The detailed look by astronomers at the University of California at Berkeley working with Avishay Gal-Yam of Israel's Weizmann Institute of Science suggested that the supernova originated in the explosion of a giant star with a mass at least 200 times that of our Sun. More intriguingly, however, the spectrum shows the presence of few chemical elements other than hydrogen and helium, implying that the star must have shone in the very early universe.

"Because the core alone was some 100 solar masses, the long-hypothesized phenomenon called pair instability must have occurred," explains astrophysicist Peter Nugent of the SNfactory. "In the extreme heat of the star's interior, energetic gamma rays created pairs of electrons and positrons, which bled off the pressure that sustained the core against collapse."

Heavyweight stars, as they die, are expected to collapse and form a black hole, this star underwent nuclear runaway that blew it to pieces and although the behaviour has decades-old theory to support it, it has not been observed until now.

SN 2007bi was observed by the Palomar-QUEST Survey, an automated search on the Oschin Telescope at Caltech's Palomar Observatory and categorised by the SNfactory. The SNfactory has so far discovered nearly a thousand supernovae of all types and amassed thousands of spectra, but has focused on those designated Type Ia, the "standard candles" used to study the expansion history of the Universe and which provided the early evidence for dark energy. SN 2007bi, however, turned out not to be a Type Ia. For one thing, it was at least ten times as bright.

"The Keck and VLT spectra clearly indicated that an extremely large amount of material was ejected by the explosion, including a record amount of radioactive nickel, which caused the expanding gases to glow very brightly," explains Mazzali.

The data suggest that the core of the huge star had fused to oxygen near the end of its life, and was incredibly hot. At this point, the most energetic photons formed electron-positron pairs, robbing the core of pressure and causing it to collapse, which triggered the runaway nuclear event that generated large amounts of radioactive nickel. It was this that energized the ejected gas and allowed the supernova to remain visible for such a long time.
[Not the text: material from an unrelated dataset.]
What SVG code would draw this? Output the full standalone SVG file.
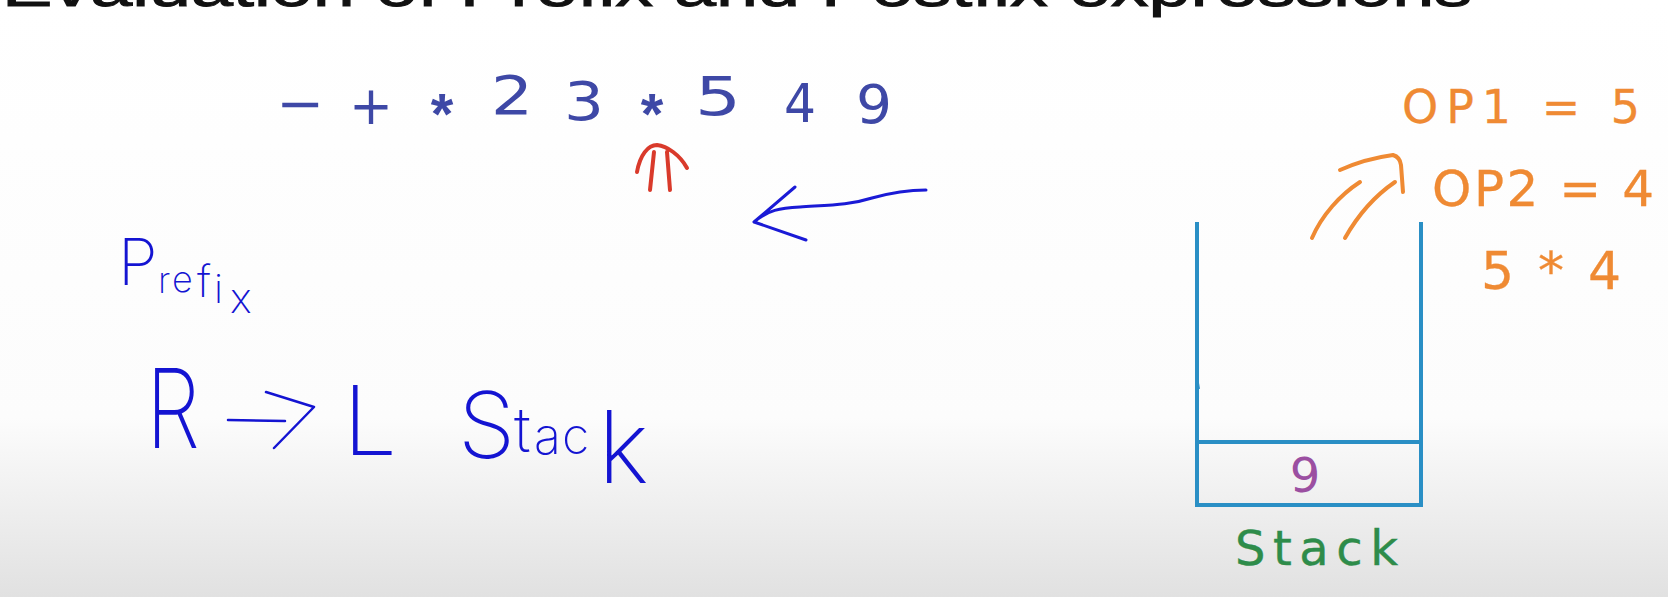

"It's significant that the first unambiguous example of a pair-instability supernova was found in a dwarf galaxy," says the team's Peter Nugent. "These are incredibly small, very dim galaxies that contain few elements heavier than hydrogen and helium, so they are models of the early Universe."

Dwarf galaxies are ubiquitous but so faint and dim - "they take only a few pixels on a camera," adds Nugent, "and until recently, with the development of wide-field projects like the SNfactory, astronomers had wanted to fill the chip with galaxies." But there is now new interest in what Gal-Yam and his collaborators call "fossil laboratories to study the early Universe."

Says Filippenko, "In the future, we might end up detecting the very first generation of stars, early in the history of the Universe, through explosions such as that of SN 2007bi - long before we have the capability of directly seeing the pre-explosion stars."